By John Salak –
Man’s closest relatives—the great apes that include gorillas, chimpanzees and bonobos—are facing some tough times and how successfully they confront these pending challenges may tell humans something about the hurdles people face.
Several recent studies warn that in the next 30 years the triple threat impact of climate change, shifts in land use and the growth of human population will devour at least 85 percent of the great ape’s natural habitat—of which 50 percent will be outside national parks. The impact, however, could be even more drastic under a worst-case scenario that would result in a 94 percent loss in habitat, which more than 60 percent is projected to be outside of protected areas.
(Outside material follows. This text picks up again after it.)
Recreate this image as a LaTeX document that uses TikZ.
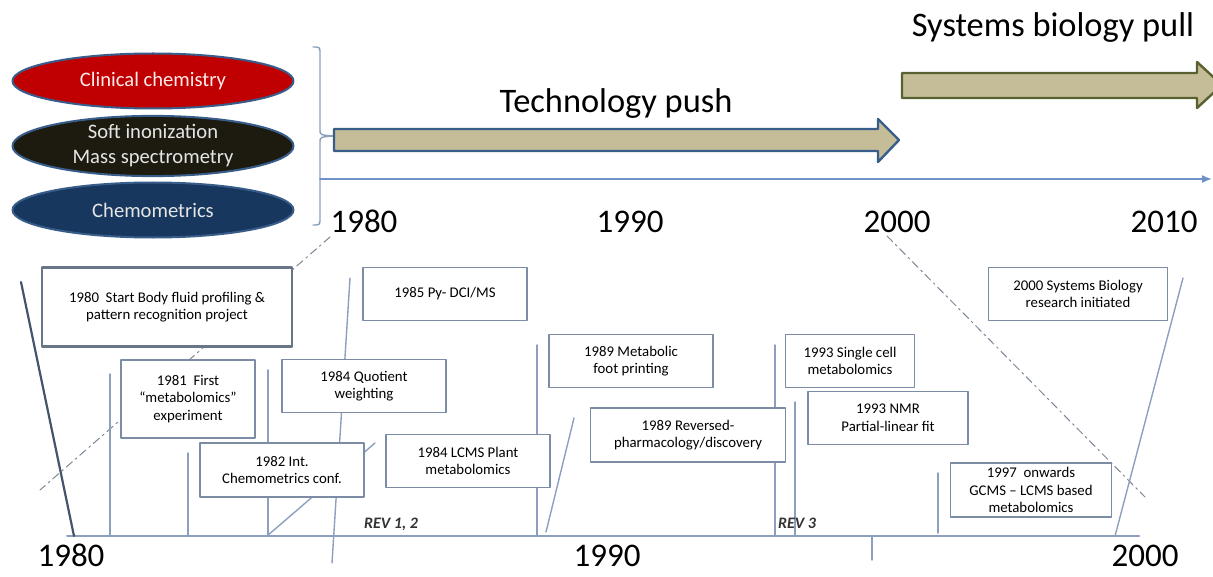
\documentclass[tikz,border=0pt]{standalone}
\usepackage{fontspec}
\setmainfont{Carlito}
\usetikzlibrary{shapes.geometric,arrows.meta}
\definecolor{slate}{RGB}{56,93,138}
\definecolor{olive}{RGB}{88,98,48}
\definecolor{tan}{RGB}{196,189,151}
\definecolor{redfill}{RGB}{192,0,0}
\definecolor{darkfill}{RGB}{29,27,16}
\definecolor{navyfill}{RGB}{23,55,94}
\definecolor{tickline}{RGB}{140,160,190}
\definecolor{boxline}{RGB}{125,140,165}
\definecolor{axisline}{RGB}{110,145,200}
\definecolor{darkline}{RGB}{68,84,106}

\begin{document}
\begin{tikzpicture}[
    x=0.5pt,y=-0.5pt,
    line cap=round,line join=round,
    tick/.style={draw=tickline,line width=0.7pt},
    guide/.style={draw=darkline!70,line width=0.5pt,dash pattern=on 4pt off 2pt on 1pt off 2pt},
    event/.style={draw=boxline,fill=white,line width=0.8pt,align=center,inner sep=0pt,
        font=\fontsize{7.4}{8.8}\selectfont},
    field/.style={ellipse,draw=slate,line width=1pt,align=center,inner sep=0pt,
        minimum width=140.5pt,minimum height=27.5pt,font=\fontsize{10.3}{12.5}\selectfont},
    year/.style={anchor=base,inner sep=0.5pt,font=\fontsize{16.5}{16.5}\selectfont},
    rev/.style={anchor=base,text=black!80,font=\fontsize{8}{8}\selectfont\bfseries\itshape},
]
    \useasboundingbox (0,0) rectangle (1213,577);
    \clip (0,0) rectangle (1213,577);

    % research fields
    \node[field,fill=redfill,text=red!8] (clinical) at (153,81) {Clinical chemistry};
    \node[field,fill=darkfill,text=white!90!black] (softion) at (153,146) {Soft inonization\\Mass spectrometry};
    \node[field,fill=navyfill,text=white!90!black] (chemo) at (153,210) {Chemometrics};

    % brace and time axis
    \coordinate (pushtail) at (334,136);
    \draw[tick] (313,47) .. controls (320,47) .. (320,54) -- (320,130)
        .. controls (320,135) .. (pushtail);
    \draw[tick] (pushtail) .. controls (320,137) .. (320,142) -- (320,218)
        .. controls (320,225) .. (313,225);
    \draw[draw=axisline,line width=0.8pt,-{Latex[length=5pt,width=4pt]}] (320,179) -- (1212,179);

    % push and pull arrows
    \draw[draw=slate,fill=tan,line width=1.2pt] (334,129) -- (878,129) -- (878,119) -- (899,140)
        -- (878,162) -- (878,151) -- (334,151) -- cycle;
    \draw[draw=olive,fill=tan,line width=1.2pt] (902,73) -- (1197,73) -- (1197,62) -- (1222,85)
        -- (1197,108) -- (1197,98) -- (902,98) -- cycle;
    \node[year,font=\fontsize{17.2}{17.2}\selectfont] (push) at (616,113) {Technology push};
    \node[year,font=\fontsize{17.2}{17.2}\selectfont] (pull) at (1053,37) {Systems biology pull};

    \node[year] (top1980) at (364,232) {1980};
    \node[year] (top1990) at (630,232) {1990};
    \node[year] (top2000) at (897,232) {2000};
    \node[year] (top2010) at (1164,232) {2010};

    % zoom guides
    \draw[guide] (330,237) -- (40,490);
    \draw[guide] (887,236) -- (1145,497);

    % lower time line
    \draw[draw=tickline,line width=1pt] (67,536) -- (1139,536);
    \draw[draw=darkline,line width=1.1pt] (21,282) -- (74,536);
    \draw[tick] (1183,278) -- (1115,536);
    \draw[tick] (110,374) -- (110,536);
    \draw[tick] (188,453) -- (188,536);
    \draw[tick] (268,370) -- (268,536);
    \draw[tick] (267,536) -- (375,443);
    \draw[tick] (350,278) -- (332,563);
    \draw[tick] (537,345) -- (537,536);
    \draw[tick] (574,418) -- (546,532);
    \draw[tick] (775,345) -- (775,536);
    \draw[tick] (795,402) -- (795,536);
    \draw[tick] (938,473) -- (938,533);
    \draw[tick] (872,536) -- (872,560);

    % events
    \node[event,draw=darkline!80,line width=1.1pt,minimum width=125pt,minimum height=39.5pt] (ev1980) at (167,307)
        {1980\ \ Start Body fluid profiling \&\\pattern recognition project};
    \node[event,minimum width=67pt,minimum height=39pt] (ev1981) at (188,399)
        {1981\ \ First\\“metabolomics”\\experiment};
    \node[event,minimum width=82pt,minimum height=27pt] (ev1982) at (282,470)
        {1982 Int.\\Chemometrics conf.};
    \node[event,minimum width=82pt,minimum height=26.5pt] (ev1984q) at (364,386)
        {1984 Quotient\\weighting};
    \node[event,minimum width=82pt,minimum height=26.5pt] (ev1985) at (445,294)
        {1985 Py- DCI/MS};
    \node[event,minimum width=82pt,minimum height=26.5pt] (ev1984p) at (468,461)
        {1984 LCMS Plant\\metabolomics};
    \node[event,minimum width=82pt,minimum height=26.5pt] (ev1989m) at (631,361)
        {1989 Metabolic\\foot printing};
    \node[event,minimum width=97.5pt,minimum height=27pt] (ev1989r) at (688,435)
        {1989 Reversed-\\pharmacology/discovery};
    \node[event,minimum width=64.5pt,minimum height=26.5pt] (ev1993s) at (850,361)
        {1993 Single cell\\metabolomics};
    \node[event,minimum width=80pt,minimum height=26.5pt] (ev1993n) at (888,418)
        {1993 NMR\\Partial-linear fit};
    \node[event,minimum width=89.5pt,minimum height=26.5pt] (ev2000) at (1078,294)
        {2000 Systems Biology\\research initiated};
    \node[event,minimum width=80.5pt,minimum height=27pt] (ev1997) at (1031,490)
        {1997\ \ onwards\\GCMS – LCMS based\\metabolomics};

    \node[rev] (rev12) at (391,528) {REV 1, 2};
    \node[rev] (rev3) at (797,528) {REV 3};

    \node[year] (low1980) at (71,566) {1980};
    \node[year] (low1990) at (607,566) {1990};
    \node[year] (low2000) at (1145,566) {2000};
\end{tikzpicture}
\end{document}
The leading study, which was sponsored by the Wildlife Conservation Society (WCS), also examined whether great apes will be able to adapt to these projected changes in large part by migrating to new regions. One possible scenario might have these primates moving to mountains that are currently less suitable for them than lowlands. However, climate change may ultimately make mountainous regions more livable, perhaps even affording great apes the chance to expand their range if they are able to shift to higher elevations, the study adds.
The catch in this best-case scenario is the “if they are able to shift.” There simply may not be enough time for these animals to adapt to these new regions or they may not under any conditions even be able to reach these higher areas, which are projected to be outside protect ape sanctuaries.
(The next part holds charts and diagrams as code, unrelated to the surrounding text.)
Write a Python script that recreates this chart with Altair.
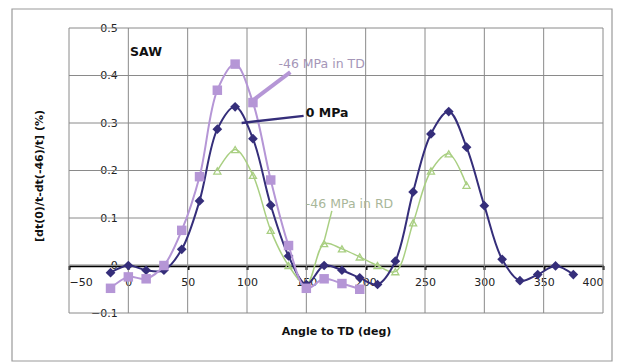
import altair as alt
import pandas as pd

# ---- data ----
angles_0 = [-15, 0, 15, 30, 45, 60, 75, 90, 105, 120, 135, 150, 165, 180, 195, 210,
            225, 240, 255, 270, 285, 300, 315, 330, 345, 360, 375]
vals_0 = [-0.015, 0.0, -0.01, -0.01, 0.034, 0.136, 0.287, 0.334, 0.267, 0.127, 0.02,
          -0.04, 0.0, -0.01, -0.026, -0.04, 0.009, 0.155, 0.277, 0.324, 0.249, 0.126,
          0.013, -0.032, -0.019, -0.001, -0.019]

angles_td = [-15, 0, 15, 30, 45, 60, 75, 90, 105, 120, 135, 150, 165, 180, 195]
vals_td = [-0.048, -0.024, -0.028, 0.0, 0.074, 0.187, 0.369, 0.424, 0.343, 0.18,
           0.042, -0.048, -0.028, -0.038, -0.05]

angles_rd = [75, 90, 105, 120, 135, 150, 165, 180, 195, 210, 225, 240, 255, 270, 285]
vals_rd = [0.199, 0.244, 0.19, 0.074, 0.0, -0.04, 0.046, 0.035, 0.018, 0.0, -0.013,
           0.09, 0.199, 0.235, 0.169]

x_ticks = [-50, 0, 50, 100, 150, 200, 250, 300, 350, 400]
y_ticks = [-0.1, 0, 0.1, 0.2, 0.3, 0.4, 0.5]

# annotation labels (data coordinates): SAW, 0 MPa, TD, RD
label_text = ["SAW", "0 MPa", "-46 MPa in TD", "-46 MPa in RD"]
label_x = [1.5, 149.5, 126.5, 149.5]
label_y = [0.45, 0.321, 0.425, 0.129]
# leader lines: TD, 0 MPa, RD ; start (x, y) -> end (x2, y2)
lead_x = [103, 95.5, 164.5]
lead_y = [0.344, 0.30, 0.046]
lead_x2 = [136.5, 147.7, 171.5]
lead_y2 = [0.407, 0.315, 0.115]

C0 = "#352e7a"
CTD = "#b596d6"
CRD = "#a9cf82"

W, H = 534, 285
XDOM = [-50, 400]
YDOM = [-0.1, 0.5]
FONT = "DejaVu Sans"

xs = alt.Scale(domain=XDOM, nice=False, zero=False)
ys = alt.Scale(domain=YDOM, nice=False, zero=False)

x_off = -(H * (0 - YDOM[0]) / (YDOM[1] - YDOM[0]))        # move x axis to y=0
y_off = -(W * (0 - XDOM[0]) / (XDOM[1] - XDOM[0]))        # move y axis to x=0

df0 = pd.DataFrame({"a": angles_0, "v": vals_0})
dftd = pd.DataFrame({"a": angles_td, "v": vals_td})
dfrd = pd.DataFrame({"a": angles_rd, "v": vals_rd})
dfx = pd.DataFrame({"g": x_ticks})
dfy = pd.DataFrame({"g": y_ticks})

frame = alt.Chart(pd.DataFrame({"k": [0]})).mark_rect(
    fill=None, stroke="#9a9a9a", strokeWidth=1.2
).encode(x=alt.value(12 - 69), x2=alt.value(612 - 69),
         y=alt.value(9 - 28), y2=alt.value(361 - 28))

vgrid = alt.Chart(dfx).mark_rule(color="#8a8a8a", strokeWidth=1).encode(
    x=alt.X("g:Q", scale=xs,
            axis=alt.Axis(values=x_ticks, format="d", grid=False, offset=x_off,
                          domainColor="black", domainWidth=2.5,
                          tickColor="black", tickSize=4, tickWidth=2,
                          labelPadding=7, labelFontSize=11, labelColor="#222",
                          labelFont=FONT,
                          title="Angle to TD (deg)", titleFont=FONT, titleFontSize=11,
                          titleFontWeight="bold", titleColor="#111",
                          titleX=W / 2, titleY=331 - 28 - (H + x_off),
                          titleBaseline="middle", titleAlign="center"))
)
hgrid = alt.Chart(dfy).mark_rule(color="#8a8a8a", strokeWidth=1).encode(
    y=alt.Y("g:Q", scale=ys,
            axis=alt.Axis(values=y_ticks, grid=False, offset=y_off, domain=False,
                          ticks=False, labelPadding=11, labelFontSize=11,
                          labelColor="#222", labelFont=FONT,
                          labelExpr="datum.value == 0 ? '0' : format(datum.value, '.1f')",
                          title="[dt(0)/t-dt(-46)/t] (%)", titleFont=FONT,
                          titleFontSize=11, titleFontWeight="bold", titleColor="#111",
                          titleAngle=270, titleX=40 - 69 + y_off, titleY=H / 2 + 5,
                          titleBaseline="middle", titleAlign="center"))
)


def series(df, color, shape, size, filled, width):
    base = alt.Chart(df).encode(x=alt.X("a:Q", scale=xs), y=alt.Y("v:Q", scale=ys))
    line = base.mark_line(color=color, strokeWidth=width, interpolate="catmull-rom")
    pts = base.mark_point(shape=shape, size=size, filled=filled, color=color,
                          opacity=1, strokeWidth=1.3)
    return line + pts


s_rd = series(dfrd, CRD, "triangle-up", 50, False, 1.5)
s_0 = series(df0, C0, "diamond", 95, True, 2)
s_td = series(dftd, CTD, "square", 90, True, 2)


def leader(i, color, width):
    d = pd.DataFrame({"x": [lead_x[i]], "y": [lead_y[i]],
                      "x2": [lead_x2[i]], "y2": [lead_y2[i]]})
    return alt.Chart(d).mark_rule(color=color, strokeWidth=width).encode(
        x=alt.X("x:Q", scale=xs), y=alt.Y("y:Q", scale=ys), x2="x2:Q", y2="y2:Q")


def label(i, color, weight):
    d = pd.DataFrame({"x": [label_x[i]], "y": [label_y[i]], "t": [label_text[i]]})
    return alt.Chart(d).mark_text(align="left", baseline="middle", font=FONT,
                                  fontSize=12.5, fontWeight=weight, color=color).encode(
        x=alt.X("x:Q", scale=xs), y=alt.Y("y:Q", scale=ys), text="t:N")


layers = [frame, vgrid, hgrid, s_rd, s_0, s_td,
          leader(0, CTD, 4), leader(1, C0, 2.5), leader(2, CRD, 1.5),
          label(0, "#111", "bold"), label(1, "#111", "bold"),
          label(2, "#a596b8", "normal"), label(3, "#a9b79a", "normal")]

chart = alt.layer(*layers).properties(
    width=W, height=H,
    autosize=alt.AutoSizeParams(type="none"),
    padding={"left": 69, "top": 28, "right": 18, "bottom": 49},
    background="white",
).configure_view(stroke=None)

chart.save("out.html", embed_options={"renderer": "svg", "actions": False})
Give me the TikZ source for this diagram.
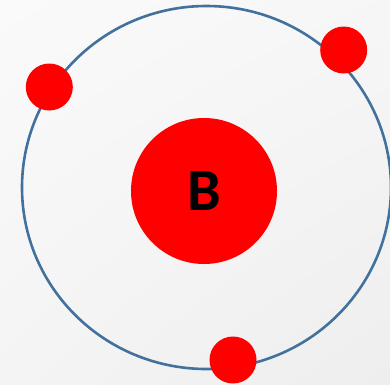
\documentclass[tikz,border=0pt]{standalone}
\usepackage{fontspec}
\setmainfont{Carlito}
\usetikzlibrary{shadings}
\definecolor{orbitblue}{RGB}{65,113,156}
\definecolor{bgtop}{RGB}{250,250,250}
\definecolor{bgbot}{RGB}{238,238,238}
\tikzset{
  electron/.style={circle, fill=red, draw=none, minimum size=47pt, inner sep=0pt},
  nucleus/.style={circle, fill=red, draw=none, minimum size=146pt, inner sep=0pt, font=\fontsize{60}{60}\selectfont\bfseries},
  orbit/.style={draw=orbitblue, line width=2.6pt}
}
\begin{document}
\begin{tikzpicture}[x=1pt,y=-1pt]
\shade[upper left=bgtop, upper right=bgtop!70!bgbot, lower left=bgtop!50!bgbot, lower right=bgbot] (0,0) rectangle (390,384);
\useasboundingbox (0,0) rectangle (390,384);
\draw[orbit] (206.5,187.5) ellipse [x radius=184.5, y radius=181.5];
\node[nucleus] (n) at (204,191) {B};
\node[electron] (e1) at (49.3,87) {};
\node[electron] (e2) at (343.7,50) {};
\node[electron] (e3) at (233,360) {};
\end{tikzpicture}
\end{document}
“As climate change forces the different types of vegetation to essentially shift uphill, it means that all animals—not only great apes—that depend on particular habitat types will be forced to move uphill along with the vegetation, or become locally extinct,” explained Fiona Maisels, co-author of the WCS study. “And when the hills are low, many species, great and small, will not be able go higher than the land allows, and huge numbers of animals and plants will simply vanish.”
The projected threat to the great apes comes at a time when primate species in general are facing declining populations. There are approximately 500 different types of primates worldwide, but more than 75 percent of these species are seeing their numbers decline.
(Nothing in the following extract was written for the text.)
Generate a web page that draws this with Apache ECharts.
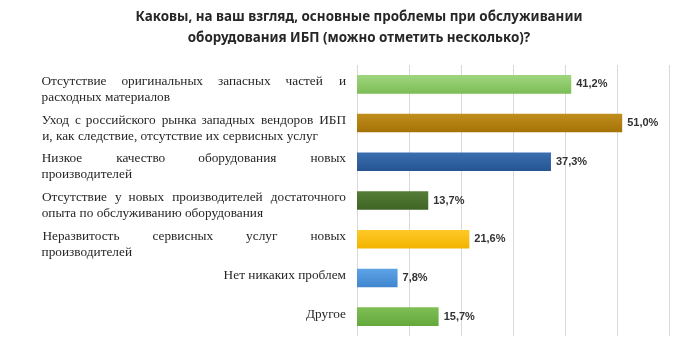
<!DOCTYPE html>
<html><head><meta charset="utf-8">
<script src="https://cdn.jsdelivr.net/npm/echarts@6/dist/echarts.min.js"></script>
<style>html,body{margin:0;padding:0;background:#fff}#c{width:683px;height:344px}</style>
</head><body><div id="c"></div>
<script>
const titleText = 'Каковы, на ваш взгляд, основные проблемы при обслуживании\nоборудования ИБП (можно отметить несколько)?';
const categories = [
  'Отсутствие оригинальных запасных частей и\nрасходных материалов',
  'Уход с российского рынка западных вендоров ИБП\nи, как следствие, отсутствие их сервисных услуг',
  'Низкое качество оборудования новых\nпроизводителей',
  'Отсутствие у новых производителей достаточного\nопыта по обслуживанию оборудования',
  'Неразвитость сервисных услуг новых\nпроизводителей',
  'Нет никаких проблем',
  'Другое'
];
const values = [41.2, 51.0, 37.3, 13.7, 21.6, 7.8, 15.7];
const colors = [
  ['#9fd67e', '#7cbd56'],
  ['#c08e1c', '#a57208'],
  ['#3a6fb0', '#265493'],
  ['#557d36', '#3f6424'],
  ['#ffc928', '#f2b400'],
  ['#5ea3e6', '#3f86cf'],
  ['#7ebf55', '#64a83c']
];

const FS = 13.3;
const LABEL_FONT = FS + 'px "Liberation Serif"';
const BLOCK_W = 304;
const cv = document.createElement('canvas').getContext('2d');
cv.font = LABEL_FONT;
const mw = s => cv.measureText(s).width;

const rich = {};
for (let i = 0; i <= 320; i++) rich['g' + i] = { width: i, fontSize: FS, fontFamily: 'Liberation Serif' };

function justify(label) {
  const lines = label.split('\n');
  if (lines.length === 1) return label;
  return lines.map((ln, idx) => {
    const words = ln.split(' ');
    if (idx === lines.length - 1) {
      const w = mw(ln);
      const pad = Math.max(0, Math.round(BLOCK_W - w));
      return ln + '{g' + pad + '| }';
    }
    const sum = words.reduce((a, w) => a + mw(w), 0);
    const gaps = words.length - 1;
    const total = BLOCK_W - sum;
    let out = '', acc = 0;
    words.forEach((w, i) => {
      out += w;
      if (i < gaps) {
        const target = Math.round(total * (i + 1) / gaps);
        const g = Math.max(0, target - acc);
        acc += g;
        out += '{g' + g + '| }';
      }
    });
    return out;
  }).join('\n');
}

const yData = categories.map(c => ({
  value: c,
  textStyle: c.indexOf('\n') >= 0 ? { padding: [10, 0, 0, 0] } : { padding: [0, 0, 4, 0] }
}));

const barData = values.map((v, i) => ({
  value: v,
  itemStyle: {
    color: new echarts.graphic.LinearGradient(0, 0, 0, 1, [
      { offset: 0, color: colors[i][0] },
      { offset: 1, color: colors[i][1] }
    ])
  }
}));

const chart = echarts.init(document.getElementById('c'));
chart.setOption({
  animation: false,
  backgroundColor: '#fff',
  title: {
    text: titleText,
    left: 354,
    top: 2,
    textAlign: 'center',
    textStyle: { fontFamily: 'Noto Sans', fontWeight: 'bold', fontSize: 13.4, color: '#262626', lineHeight: 21 }
  },
  grid: { left: 357, right: 14, top: 65, bottom: 8 },
  xAxis: {
    type: 'value', min: 0, max: 60, interval: 10,
    axisLabel: { show: false },
    axisLine: { show: false },
    axisTick: { show: false },
    splitLine: { lineStyle: { color: '#d9d9d9', width: 1 } }
  },
  yAxis: {
    type: 'category',
    inverse: true,
    data: yData,
    axisLine: { show: false },
    axisTick: { show: false },
    axisLabel: {
      interval: 0,
      hideOverlap: false,
      margin: 11,
      align: 'right',
      fontFamily: 'Liberation Serif',
      fontSize: FS,
      lineHeight: 16,
      color: '#262626',
      formatter: justify,
      rich: rich
    }
  },
  series: [{
    type: 'bar',
    data: barData,
    barCategoryGap: '52%',
    label: {
      show: true,
      position: 'right',
      distance: 5,
      fontFamily: 'Liberation Sans',
      fontWeight: 'bold',
      fontSize: 11,
      color: '#333',
      formatter: p => p.value.toFixed(1).replace('.', ',') + '%'
    }
  }]
});
</script>
</body></html>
They generally locate in tropical regions that stretch across four continents—Central and South American, Asia and Africa—with the vast majority residing in four countries: Brazil, Madagascar, Indonesia and the Democratic Republic of the Congo.
These countries, unfortunately, are likely to suffer more from climate change and primate habitat depletion than other areas, which puts a large number of monkeys, apes, lemurs, lorises and tarsiers at particular risk.
Largely unrealized in this depressing equation is that the threat to these primates extends well past their own wellbeing. It sets up potentially harmful consequences for their wider ecosystems as these animals are critical to pollinating flowers and dispersing seeds, among other issues.
Conservation coupled with an enhanced global response to climate change are the keys to stabilizing primate populations and assuring their related ecosystems remain in balance, according to a recent report in the academic website The Conversation.
However, it warned that expanding conservation areas, limiting human impact on primates and sufficiently controlling climate change is tough sledding. Even a slight increase in global temperatures, along the lines suggested by the Paris Climate Accord, could have a devastating impact on primates living near the equator. Beyond this, any expansion of conservation areas needs to account for projected increases in regional temperatures or these efforts may yield limited gains at best for these threatened animals, according to The Conversation’s report.
Not surprisingly, The Conversation warned the loss of various primate species could be a harbinger of pending disasters for humans.